ALMA detects radiation with wavelengths in the millimeter and submillimeter range, opening a window into the cold universe. Light at these wavelengths comes from gigantic cold clouds in interstellar space, where the temperature is just above absolute zero. Astronomers can use it to investigate astrochemistry, star and planet formation, and detect energy from the earliest and most distant galaxies in the universe.
These signals are easily absorbed by the water vapor in Earth's atmosphere, so telescopes hoping to detect them must be built on high, dry sites. This is why ALMA is located near San Pedro de Atacama in northern Chile, one of the driest places on earth.

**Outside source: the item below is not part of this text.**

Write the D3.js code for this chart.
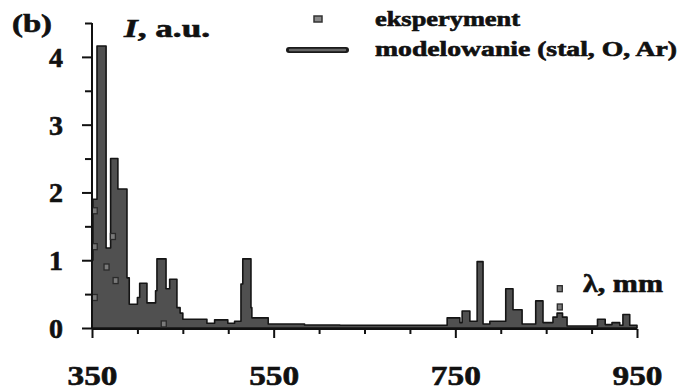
<!DOCTYPE html>
<html>
<head>
<meta charset="utf-8">
<script src="https://cdn.jsdelivr.net/npm/d3@7/dist/d3.min.js"></script>
<style>
  html, body { margin: 0; padding: 0; background: #fff; }
  svg { display: block; }
  text { font-family: "Liberation Serif", "Times New Roman", serif; font-weight: bold; fill: #111; stroke: #111; stroke-width: 0.6px; }
</style>
</head>
<body>
<svg id="chart" width="688" height="392"></svg>
<script>
// ---- data ----
// modelled spectrum as steps: wavelength (nm) where a level starts, and that level
const modelLambda = [350, 351, 355.5, 365.5, 370.5, 378.5, 388.5, 391, 400, 402.5, 410.5, 420, 421.5, 431.5, 435.5, 443.5, 447, 450, 476.5, 485, 499.5, 507, 514, 516, 525, 526, 544, 584, 623, 741, 755, 757.5, 766, 774, 780.5, 788, 805.5, 813.5, 823.5, 838.5, 846.5, 857.5, 862, 868, 873, 906.5, 915, 922.5, 931, 934.5, 942, 950];
const modelValue  = [1.0, 1.9, 4.16, 1.18, 2.5, 2.05, 0.74, 0.35, 0.45, 0.66, 0.37, 0.55, 1.02, 0.58, 0.72, 0.3, 0.22, 0.13, 0.07, 0.12, 0.07, 0.1, 0.65, 1.02, 0.3, 0.15, 0.06, 0.045, 0.04, 0.15, 0.08, 0.25, 0.1, 0.98, 0.06, 0.1, 0.58, 0.27, 0.06, 0.4, 0.08, 0.16, 0.22, 0.16, 0.03, 0.13, 0.05, 0.08, 0.04, 0.2, 0.04, 0];
// experimental points
const expLambda = [353, 353, 353, 366, 373, 376, 429, 865, 865];
const expValue  = [1.73, 1.2, 0.45, 0.9, 1.35, 0.7, 0.06, 0.58, 0.31];
// ticks
const xMajorTicks = [350, 550, 750, 950];
const xMinorTicks = [400, 450, 500, 600, 650, 700, 800, 850, 900];
const yMajorTicks = [0, 1, 2, 3, 4];
const yMinorTicks = [0.5, 1.5, 2.5, 3.5, 4.5];
const legendLabels = ["eksperyment", "modelowanie (stal, O, Ar)"];

// ---- drawing ----
const svg = d3.select("#chart");
const x = d3.scaleLinear().domain([350, 950]).range([92, 637]);
const y = d3.scaleLinear().domain([0, 4.5]).range([328, 23]);

const model = modelLambda.map((l, i) => ({ l, v: modelValue[i] }));

const area = d3.area()
  .curve(d3.curveStepAfter)
  .x(d => x(d.l))
  .y0(y(0))
  .y1(d => y(d.v));

svg.append("path")
  .datum(model)
  .attr("d", area)
  .attr("fill", "#505050")
  .attr("stroke", "#151515")
  .attr("stroke-width", 1.6)
  .attr("stroke-linejoin", "round");

// experiment points
svg.selectAll("rect.exp")
  .data(expLambda.map((l, i) => ({ l, v: expValue[i] })))
  .join("rect")
  .attr("class", "exp")
  .attr("x", d => x(d.l) - 2.5)
  .attr("y", d => y(d.v) - 3)
  .attr("width", 5)
  .attr("height", 6)
  .attr("fill", "#7a7a7a")
  .attr("stroke", "#2a2a2a")
  .attr("stroke-width", 1.3);

// x axis
const xAxisMajor = d3.axisBottom(x).tickValues(xMajorTicks).tickSize(9).tickFormat(d3.format("d")).tickPadding(27);
const gx = svg.append("g").attr("transform", `translate(0,${y(0) + 1})`).call(xAxisMajor);
const gxMinor = svg.append("g").attr("transform", `translate(0,${y(0) + 1})`)
  .call(d3.axisBottom(x).tickValues(xMinorTicks).tickSize(5).tickFormat(""));
gxMinor.select(".domain").remove();

// y axis
const gy = svg.append("g").attr("transform", `translate(${x(350)},0)`)
  .call(d3.axisLeft(y).tickValues(yMajorTicks).tickSize(10).tickFormat(d3.format("d")).tickPadding(19));
const gyMinor = svg.append("g").attr("transform", `translate(${x(350)},0)`)
  .call(d3.axisLeft(y).tickValues(yMinorTicks).tickSize(7).tickFormat(""));
gyMinor.select(".domain").remove();

[gx, gxMinor, gy, gyMinor].forEach(g => {
  g.selectAll(".domain").attr("stroke", "#111").attr("stroke-width", 2);
  g.selectAll(".tick line").attr("stroke", "#111").attr("stroke-width", 2);
});
gy.select(".domain").attr("d", `M0,${y(0) + 1}V${y(4.5)}`);
gx.select(".domain").attr("d", `M${x(350)},0H${x(950)}`);

gx.selectAll(".tick text")
  .attr("font-size", 28)
  .attr("textLength", 50)
  .attr("lengthAdjust", "spacingAndGlyphs");
gy.selectAll(".tick text")
  .attr("font-size", 28)
  .attr("dy", "0.34em");

// panel label
svg.append("text").attr("x", 12).attr("y", 32).attr("font-size", 26)
  .attr("textLength", 40).attr("lengthAdjust", "spacingAndGlyphs").text("(b)");

// y-axis title
const yt = svg.append("text").attr("x", 124).attr("y", 37).attr("font-size", 26)
  .attr("textLength", 86).attr("lengthAdjust", "spacingAndGlyphs");
yt.append("tspan").attr("font-style", "italic").text("I");
yt.append("tspan").text(", a.u.");

// x-axis title
svg.append("text").attr("x", 583).attr("y", 292).attr("font-size", 25)
  .attr("textLength", 80).attr("lengthAdjust", "spacingAndGlyphs").text("λ, mm");

// legend
svg.append("rect").attr("x", 314).attr("y", 16).attr("width", 8).attr("height", 6)
  .attr("fill", "#8a8a8a").attr("stroke", "#333").attr("stroke-width", 1.5);
svg.append("line").attr("x1", 289).attr("x2", 346).attr("y1", 50).attr("y2", 50)
  .attr("stroke", "#1a1a1a").attr("stroke-width", 6).attr("stroke-linecap", "round");
svg.append("line").attr("x1", 290).attr("x2", 345).attr("y1", 50).attr("y2", 50)
  .attr("stroke", "#666").attr("stroke-width", 2.5).attr("stroke-linecap", "round");
svg.append("text").attr("x", 375).attr("y", 26).attr("font-size", 20)
  .attr("textLength", 145).attr("lengthAdjust", "spacingAndGlyphs").text(legendLabels[0]);
svg.append("text").attr("x", 375).attr("y", 56).attr("font-size", 20)
  .attr("textLength", 302).attr("lengthAdjust", "spacingAndGlyphs").text(legendLabels[1]);
</script>
</body>
</html>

The revolutionary design of the ALMA telescope is its 66 high-precision antennas that can be arranged in different configurations, with a maximum distance between antennas varying from 150 meters to 16 kilometers, giving the telescope a powerful "zoom." Only a third of these antennas are operating now, but the first published images show that ALMA will be able to probe the cold universe with unprecedented sensitivity and resolution. At full operation, in 2013, its vision will be up to ten times sharper than the Hubble Space Telescope.
The test images from ALMA show star formation in the colliding Antennae galaxies. Instruments that detect visible light, like the Hubble telescope, show the stars in the galaxies, but ALMA reveals even more: clouds of dense cold gas that serve as stellar nurseries, where new stars are born.
The ALMA project is a partnership of Europe, North America and East Asia in cooperation with the Republic of Chile. Scientists from all over the world are submitting requests to use the telescope for their research. Soon, ALMA will be used to explore the enormous black hole at the center of the Milky Way and search for distant galaxies forming at the edge of the observable universe.
Thijs de Graauw, ALMA Director, said: "Today marks the recognition of the successful coalition of thousands of people from all over the world all working with the same goal: To build the world's most advanced radio telescope to see into the universe's coldest, darkest places, where galaxies and stars and perhaps the building blocks of life are created."